=== THE REQUEST ===
Your task is to retype the lines from the opening of the material through the line that includes "plt.rcParams['font.family'] = ['Liberation". Do not copy the pictures.

=== Rows from a dataset ===
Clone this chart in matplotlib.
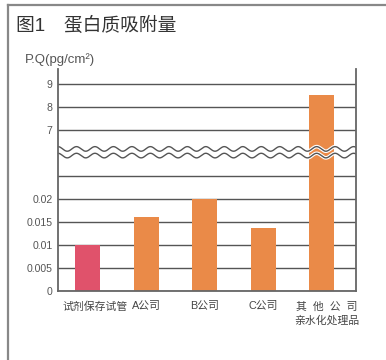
import numpy as np
import matplotlib
matplotlib.use('Agg')
import matplotlib.pyplot as plt
import matplotlib.patheffects as pe
from matplotlib.lines import Line2D
from matplotlib.transforms import ScaledTranslation

plt.rcParams['font.family'] = ['Liberation Sans', 'Noto Sans CJK SC', 'DejaVu Sans']

# --- 数据 ---
categories = ['试剂保存试管', 'A公司', 'B公司', 'C公司', '其  他  公  司\n亲水化处理品']
values = [0.010, 0.016, 0.020, 0.0137, 8.5]
bar_colors = ['#e0526b', '#ea8a48', '#ea8a48', '#ea8a48', '#ea8a48']
ytick_values = [0, 0.005, 0.01, 0.015, 0.02, 0.025, 7, 8, 9]
ytick_labels = ['0', '0.005', '0.01', '0.015', '0.02', '', '7', '8', '9']

# --- 断轴: 0~0.03 每格 0.005, 6 以上每格 1 ---
LOW_STEP = 0.005
BREAK_LOW = 0.03
BREAK_HIGH = 6.0
EPS = 1e-3


def fwd(v):
    v = np.asarray(v, dtype=float)
    low = v / LOW_STEP
    mid = 6 + (v - BREAK_LOW) / (BREAK_HIGH - BREAK_LOW) * EPS
    high = v + EPS
    return np.where(v <= BREAK_LOW, low, np.where(v < BREAK_HIGH, mid, high))


def inv(p):
    p = np.asarray(p, dtype=float)
    low = p * LOW_STEP
    mid = BREAK_LOW + (p - 6) / EPS * (BREAK_HIGH - BREAK_LOW)
    high = p - EPS
    return np.where(p <= 6, low, np.where(p < 6 + EPS, mid, high))


fig = plt.figure(figsize=(3.86, 3.6), dpi=100)
ax = fig.add_axes([58 / 386, 1 - 291 / 360, 298 / 386, 222 / 360])

ax.set_yscale('function', functions=(fwd, inv))

x = np.arange(len(categories))
ax.bar(x, values, width=0.43, color=bar_colors, linewidth=0, zorder=2)

ax.set_ylim(0, float(inv(9.65)))
ax.set_xlim(-0.51, 4.59)

ax.set_yticks(ytick_values)
ax.set_yticklabels(ytick_labels)
ax.minorticks_off()
ax.set_xticks(x)
ax.set_xticklabels(categories, linespacing=1.5)

ax.grid(axis='y', color='#555555', linewidth=1.0, zorder=1)
ax.set_axisbelow(True)
ax.tick_params(axis='y', length=0, pad=3.8, labelsize=7.6, labelcolor='#555555')
ax.tick_params(axis='x', length=0, pad=7.5, labelsize=7.8, labelcolor='#444444')

# 首尾标签略微右移
labels = ax.get_xticklabels()
for i, dx in ((0, 7), (len(labels) - 1, 5)):
    labels[i].set_transform(labels[i].get_transform() + ScaledTranslation(dx / 100, 0, fig.dpi_scale_trans))

ax.spines['top'].set_visible(False)
for s in ('left', 'right', 'bottom'):
    ax.spines[s].set_color('#666666')
    ax.spines[s].set_linewidth(1.3)
    ax.spines[s].set_zorder(5)

# 断轴波浪线
xs = np.linspace(0, 1, 800)
for yc in (0.640, 0.610):
    ax.plot(xs, yc + 0.0104 * np.cos(2 * np.pi * xs / 0.062), transform=ax.transAxes,
            color='#555555', linewidth=1.0, zorder=3,
            path_effects=[pe.Stroke(linewidth=2.6, foreground='white'), pe.Normal()])

# 外框线
fig.add_artist(Line2D([7.5 / 386, 1], [1 - 4.5 / 360] * 2, color='#888888', linewidth=1.6))
fig.add_artist(Line2D([7.5 / 386] * 2, [0, 1 - 4.5 / 360], color='#888888', linewidth=1.6))

fig.text(16 / 386, 1 - 25.5 / 360, '图1\u3000蛋白质吸附量', fontsize=13.5, color='#333333',
         ha='left', va='center')
fig.text(25 / 386, 1 - 60 / 360, 'P.Q(pg/cm²)', fontsize=9.5, color='#555555',
         ha='left', va='center')

fig.savefig('out.png', dpi=100)
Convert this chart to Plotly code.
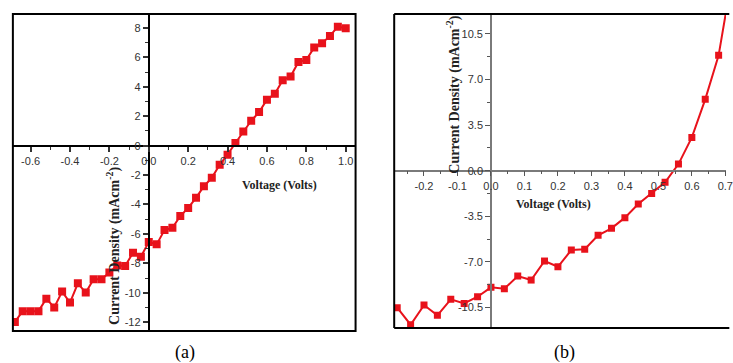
import plotly.graph_objects as go

# ---------------- data ----------------
volt_a = [-0.68, -0.64, -0.60, -0.56, -0.52, -0.48, -0.44, -0.40, -0.36, -0.32, -0.28,
          -0.24, -0.20, -0.16, -0.12, -0.08, -0.04, 0.00, 0.04, 0.08, 0.12, 0.16,
          0.20, 0.24, 0.28, 0.32, 0.36, 0.40, 0.44, 0.48, 0.52, 0.56, 0.60, 0.64,
          0.68, 0.72, 0.76, 0.80, 0.84, 0.88, 0.92, 0.96, 1.00]
current_a = [-11.98, -11.25, -11.25, -11.25, -10.40, -11.00, -9.92, -10.67, -9.36, -9.99, -9.08,
             -9.08, -8.63, -8.14, -8.18, -7.28, -7.55, -6.55, -6.71, -5.74, -5.58, -4.79,
             -4.23, -3.55, -2.76, -2.19, -1.30, -0.61, 0.18, 0.97, 1.69, 2.28, 3.12, 3.53,
             4.45, 4.70, 5.69, 5.83, 6.67, 6.96, 7.46, 8.09, 7.98]

volt_b = [-0.28, -0.24, -0.20, -0.16, -0.12, -0.08, -0.04, 0.00, 0.04, 0.08, 0.12, 0.16,
          0.20, 0.24, 0.28, 0.32, 0.36, 0.40, 0.44, 0.48, 0.52, 0.56, 0.60, 0.64, 0.68, 0.72]
current_b = [-10.51, -11.82, -10.31, -11.10, -9.87, -10.18, -9.67, -8.95, -9.06, -8.08, -8.39, -6.93,
             -7.37, -6.09, -6.03, -4.96, -4.42, -3.60, -2.56, -1.74, -0.89, 0.51, 2.56, 5.48, 8.86, 14.9]

xticks_a = [-0.6, -0.4, -0.2, 0.0, 0.2, 0.4, 0.6, 0.8, 1.0]
xticklabels_a = ["-0.6", "-0.4", "-0.2", "0 0", "0.2", "0.4", "0.6", "0.8", "1.0"]
yticks_a = [8, 6, 4, 2, 0, -2, -4, -6, -8, -10, -12]
yticklabels_a = ["8", "6", "4", "2", "0", "-2", "-4", "-6", "-8", "-10", "-12"]

xticks_b = [-0.2, -0.1, 0.0, 0.1, 0.2, 0.3, 0.4, 0.5, 0.6, 0.7]
xticklabels_b = ["-0.2", "-0.1", "0.0", "0.1", "0.2", "0.3", "0.4", "0.5", "0.6", "0.7"]
yticks_b = [10.5, 7.0, 3.5, 0.0, -3.5, -7.0, -10.5]
yticklabels_b = ["10.5", "7.0", "3.5", "0.0", "-3.5", "-7.0", "-10.5"]

y_title = "Current Density (mAcm<sup>-2</sup>)"
x_title = "Voltage (Volts)"

# ---------------- layout geometry ----------------
W, H = 733, 363
XR_A = [-0.69, 1.05]
YR_A = [-12.6, 8.95]
XR_B = [-0.289, 0.702]
YR_B = [-12.07, 12.03]

xdom_a = [13 / W, 359 / W]
ydom_a = [1 - 331 / H, 1 - 14 / H]
xdom_b = [398 / W, 1.0]
ydom_b = [1 - 328 / H, 1 - 14 / H]


def zero_pos(rng, dom):
    return dom[0] + (0 - rng[0]) / (rng[1] - rng[0]) * (dom[1] - dom[0])


RED = "#e8121b"
tickfont = dict(family="Liberation Sans, Arial, sans-serif", size=11, color="#333333")
xtitlefont = dict(family="Liberation Serif, Times New Roman, serif", size=12,
                  color="#222222", weight="bold")
ytitlefont = dict(family="Liberation Serif, Times New Roman, serif", size=14,
                  color="#222222", weight="bold")

fig = go.Figure()
fig.add_trace(go.Scatter(x=volt_a, y=current_a, mode="lines+markers",
                         line=dict(color=RED, width=2),
                         marker=dict(symbol="square", size=8, color=RED),
                         xaxis="x", yaxis="y", showlegend=False))
fig.add_trace(go.Scatter(x=volt_b, y=current_b, mode="lines+markers",
                         line=dict(color=RED, width=2),
                         marker=dict(symbol="square", size=7, color=RED),
                         xaxis="x2", yaxis="y2", showlegend=False))

fig.update_layout(
    width=W, height=H,
    margin=dict(l=0, r=0, t=0, b=0),
    paper_bgcolor="white", plot_bgcolor="white",
    xaxis=dict(domain=xdom_a, range=XR_A, anchor="free",
               position=zero_pos(YR_A, ydom_a),
               showline=True, linecolor="black", linewidth=2,
               ticks="outside", ticklen=5, tickwidth=1.5, tickcolor="#333333",
               tickmode="array", tickvals=xticks_a, ticktext=xticklabels_a,
               minor=dict(ticks="outside", ticklen=3, tickwidth=1.2, tickcolor="#333333",
                          tick0=0, dtick=0.1),
               showgrid=False, zeroline=False, tickfont=tickfont, layer="above traces"),
    yaxis=dict(domain=ydom_a, range=YR_A, anchor="free",
               position=zero_pos(XR_A, xdom_a),
               showline=True, linecolor="black", linewidth=2,
               ticks="outside", ticklen=5, tickwidth=1.5, tickcolor="#333333",
               tickmode="array", tickvals=yticks_a, ticktext=yticklabels_a,
               minor=dict(ticks="outside", ticklen=3, tickwidth=1.2, tickcolor="#333333",
                          tick0=0, dtick=1),
               showgrid=False, zeroline=False, tickfont=tickfont, layer="above traces"),
    xaxis2=dict(domain=xdom_b, range=XR_B, anchor="free",
                position=zero_pos(YR_B, ydom_b),
                showline=True, linecolor="#7a7a7a", linewidth=1.5,
                ticks="outside", ticklen=5, tickwidth=1.2, tickcolor="#555555",
                tickmode="array", tickvals=xticks_b, ticktext=xticklabels_b,
                minor=dict(ticks="outside", ticklen=3, tickwidth=1, tickcolor="#555555",
                           tick0=0, dtick=0.05),
                ticklabeloverflow="allow",
                showgrid=False, zeroline=False, tickfont=tickfont, layer="above traces"),
    yaxis2=dict(domain=ydom_b, range=YR_B, anchor="free",
                position=zero_pos(XR_B, xdom_b),
                showline=True, linecolor="#7a7a7a", linewidth=1.5,
                ticks="outside", ticklen=5, tickwidth=1.2, tickcolor="#555555",
                tickmode="array", tickvals=yticks_b, ticktext=yticklabels_b,
                minor=dict(ticks="outside", ticklen=3, tickwidth=1, tickcolor="#555555",
                           tick0=0, dtick=1.75),
                showgrid=False, zeroline=False, tickfont=tickfont, layer="above traces"),
)

# frames
fig.add_shape(type="rect", xref="x domain", yref="y domain", x0=0, x1=1, y0=0, y1=1,
              line=dict(color="black", width=2), layer="above")
for (x0, y0, x1, y1) in [(0, 0, 0, 1), (0, 1, 1.01, 1), (0, 0, 1.01, 0)]:
    fig.add_shape(type="line", xref="x2 domain", yref="y2 domain",
                  x0=x0, y0=y0, x1=x1, y1=y1,
                  line=dict(color="black", width=2), layer="above")

# axis titles
common = dict(xref="paper", yref="paper", showarrow=False, xanchor="center", yanchor="middle")
fig.add_annotation(text=y_title, x=114 / W, y=1 - 246 / H, textangle=-90,
                   font=ytitlefont, **common)
fig.add_annotation(text=x_title, x=282 / W, y=1 - 185 / H, font=xtitlefont, **common)
fig.add_annotation(text=y_title, x=458 / W, y=1 - 95 / H, textangle=-90,
                   font=ytitlefont, **common)
fig.add_annotation(text=x_title, x=559 / W, y=1 - 204 / H, font=xtitlefont, **common)

# captions
capfont = dict(family="Liberation Serif, Times New Roman, serif", size=18, color="black")
fig.add_annotation(text="(a)", x=187 / W, y=1 - 352 / H, font=capfont, **common)
fig.add_annotation(text="(b)", x=570 / W, y=1 - 352 / H, font=capfont, **common)

fig.write_html("out.html", config={"displayModeBar": False},
               post_script="document.body.style.margin='0';document.body.style.overflow='hidden';")
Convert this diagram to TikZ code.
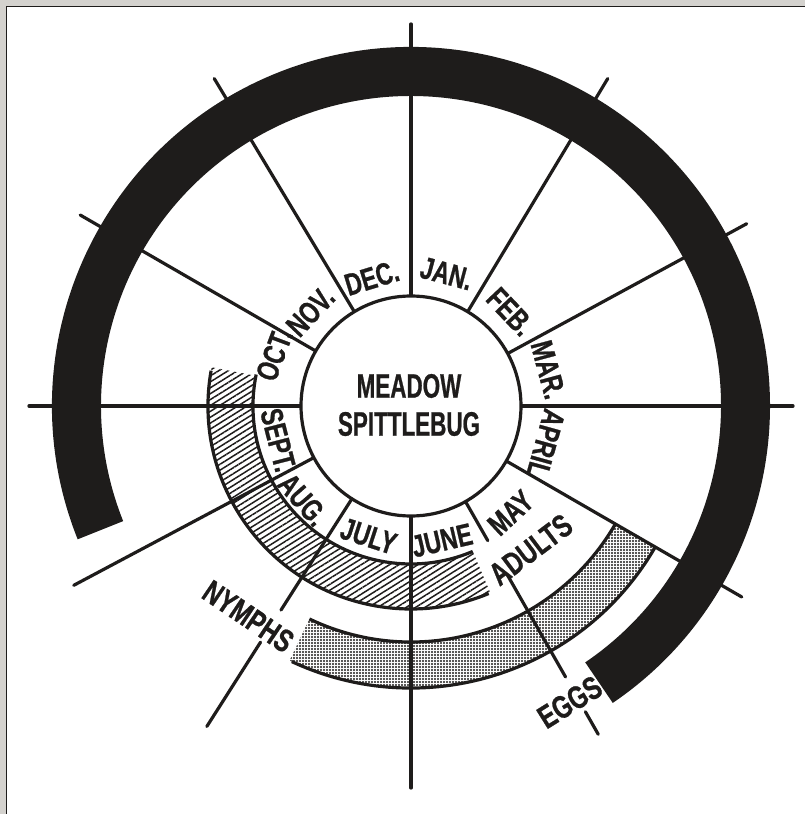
\documentclass[tikz,border=0pt]{standalone}
\usepackage{fontspec}
\setmainfont{Liberation Sans}
\newfontfamily\monthfont[FakeStretch=0.74,FakeBold=0.8]{Liberation Sans}
\newfontfamily\titlefont[FakeStretch=0.66,FakeBold=0.6]{Liberation Sans}
\usetikzlibrary{patterns.meta}
\definecolor{ink}{HTML}{1E1C1B}
\definecolor{paper}{HTML}{D4D2CE}

\begin{document}
\begin{tikzpicture}[
  x=1pt,y=1pt,
  inkline/.style={draw=ink,line width=3.2pt},
  spoke/.style={ink,line width=3.2pt,line cap=round},
  month/.style={font=\monthfont\bfseries\fontsize{31}{31}\selectfont,text=ink,inner sep=1pt},
  stage/.style={font=\monthfont\bfseries\fontsize{32}{32}\selectfont,text=ink,inner sep=1pt},
  title/.style={font=\titlefont\bfseries\fontsize{34}{38}\selectfont,align=center,text=ink},
  hatched/.style={pattern={Lines[angle=32,distance=5pt,line width=1.5pt]},pattern color=ink},
  stippled/.style={pattern={Dots[distance=3pt,radius=1.2pt]},pattern color=ink},
]
\useasboundingbox (-411,-408) rectangle (394,406);

% page edge
\fill[paper] (-411,-408) rectangle (-405,406);
\fill[paper] (-411,400) rectangle (394,406);
\draw[ink,line width=0.8pt] (-404.5,-408) -- (-404.5,399.5) -- (394,399.5);

% nymphs (hatched) and adults (dotted)
\fill[hatched] (169:158) arc[start angle=169,end angle=293,radius=158]
  -- (293:203) arc[start angle=293,end angle=169,radius=203] -- cycle;
\draw[inkline] (168.5:158) arc[start angle=168.5,end angle=293,radius=158];
\draw[inkline] (170:203) arc[start angle=170,end angle=292.5,radius=203];
\fill[stippled] (244.5:236) arc[start angle=244.5,end angle=330,radius=236]
  -- (330:282) arc[start angle=330,end angle=244.5,radius=282] -- cycle;
\draw[inkline] (244.5:236) arc[start angle=244.5,end angle=330,radius=236];
\draw[inkline] (245:282) arc[start angle=245,end angle=330,radius=282];

% spokes and ticks
\foreach \a in {0,28.5,59,90,121,150,180,208,270,330}
  \draw[spoke] (\a:110) -- (\a:382);
\draw[spoke] (237.5:110) -- (237.5:242) (237.5:280) -- (237.5:380);
\draw[spoke] (299.7:110) -- (299.7:155) (299.7:194) -- (299.7:312)
  (299.7:352) -- (299.7:378);

% eggs
\fill[ink] (-55.8:310) arc[start angle=-55.8,end angle=201.8,radius=310]
  -- (201.8:359) arc[start angle=201.8,end angle=-55.8,radius=359] -- cycle;

\draw[inkline,fill=white] (0,0) circle[radius=110];
\node[title] (bug) at (-2,1) {MEADOW\\SPITTLEBUG};

\foreach \ang/\r/\rot/\txt [count=\i] in {
    107/134/17/DEC., 75/137/-15/JAN., 43.5/137/-46.5/FEB.,
    14.8/142/-75/MAR., -15.5/140/-105.5/APRIL, -47/146/43/MAY,
    -77/138/13/JUNE, -108/137/-18/JULY, -139/143/-49/AUG.,
    194.4/137/-75.6/SEPT., 159.5/146/69.5/OCT., 136.8/138/46.8/NOV.}
  \node[month,rotate=\rot] (m\i) at (\ang:\r) {\txt};

\node[stage,rotate=-34] (nymphs) at (232.3:266) {NYMPHS};
\node[stage,rotate=37] (adults) at (-50.2:187) {ADULTS};
\node[stage,rotate=32] (eggs) at (-61.8:336) {EGGS};
\end{tikzpicture}
\end{document}
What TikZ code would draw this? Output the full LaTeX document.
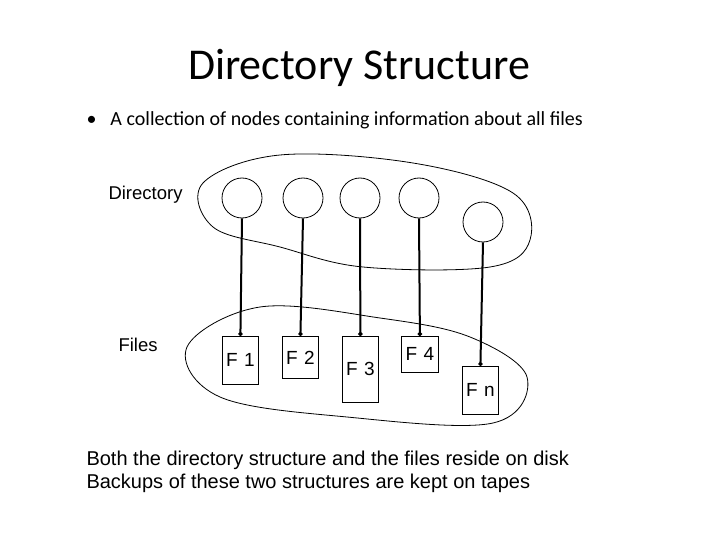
\documentclass[tikz,border=0pt]{standalone}
\usepackage{fontspec}
\setmainfont{Carlito}
\newfontfamily\arial{Liberation Sans}
\usetikzlibrary{arrows.meta,shapes.geometric}
\begin{document}
\begin{tikzpicture}[x=1pt,y=-1pt,
  dir/.style={draw,ellipse,minimum width=40pt,minimum height=40pt,inner sep=0pt,line width=0.8pt},
  file/.style={draw,rectangle,line width=0.8pt,font=\arial\fontsize{19}{22}\selectfont,inner sep=0pt,anchor=north west},
  link/.style={line width=2pt,-{Circle[length=4pt]}},
  blob/.style={line width=0.8pt}]
\useasboundingbox (0,0) rectangle (720,540);
\node (title) at (359,68) {\fontsize{44}{52}\selectfont Directory Structure};
\node[anchor=west] (bul) at (83,120) {\fontsize{20}{24}\selectfont •\hspace{14pt}A collection of nodes containing information about all files};
\node[anchor=west,font=\arial\fontsize{18.5}{22}\selectfont] (dl) at (105,195) {Directory};
\node[anchor=west,font=\arial\fontsize{18.5}{22}\selectfont] (fl) at (115,345) {Files};
\draw[blob] plot[smooth cycle,tension=0.6] coordinates {(203,183) (280,155) (413,163) (513,193) (530,240) (490,267) (363,267) (280,247) (213,227)};
\draw[blob] plot[smooth cycle,tension=0.6] coordinates {(187,347) (260,307) (380,318) (470,337) (527,377) (493,423) (347,417) (220,397)};
\node[dir] (d1) at (242,198) {};
\node[dir] (d2) at (303,198) {};
\node[dir] (d3) at (360,198) {};
\node[dir] (d4) at (419,198) {};
\node[dir] (dn) at (483,222) {};
\node[file,minimum width=36pt,minimum height=48pt] (f1) at (222,336) {F\,\,1};
\node[file,minimum width=36pt,minimum height=42pt] (f2) at (282,336) {F\,\,2};
\node[file,minimum width=36pt,minimum height=66pt] (f3) at (342,336) {F\,\,3};
\node[file,minimum width=37pt,minimum height=36pt] (f4) at (401,336) {F\,\,4};
\node[file,minimum width=36pt,minimum height=48pt] (fn) at (462,366) {F\,\,n};
\foreach \a/\b in {d1/f1,d2/f2,d3/f3,d4/f4,dn/fn}
  \draw[link] (\a.south) -- (\b.north);
\node[anchor=west,align=left,font=\arial\fontsize{20}{23}\selectfont] (bt) at (83,472) {Both the directory structure and the files reside on disk\\Backups of these two structures are kept on tapes};
\end{tikzpicture}
\end{document}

=== WRITTEN ANSWER ===
Clone this chart in matplotlib.
import numpy as np
import matplotlib
matplotlib.use('Agg')
import matplotlib.pyplot as plt
import matplotlib.patheffects as pe
from matplotlib.lines import Line2D
from matplotlib.transforms import ScaledTranslation

plt.rcParams['font.family'] = ['Liberation Sans', 'Noto Sans CJK SC', 'DejaVu Sans']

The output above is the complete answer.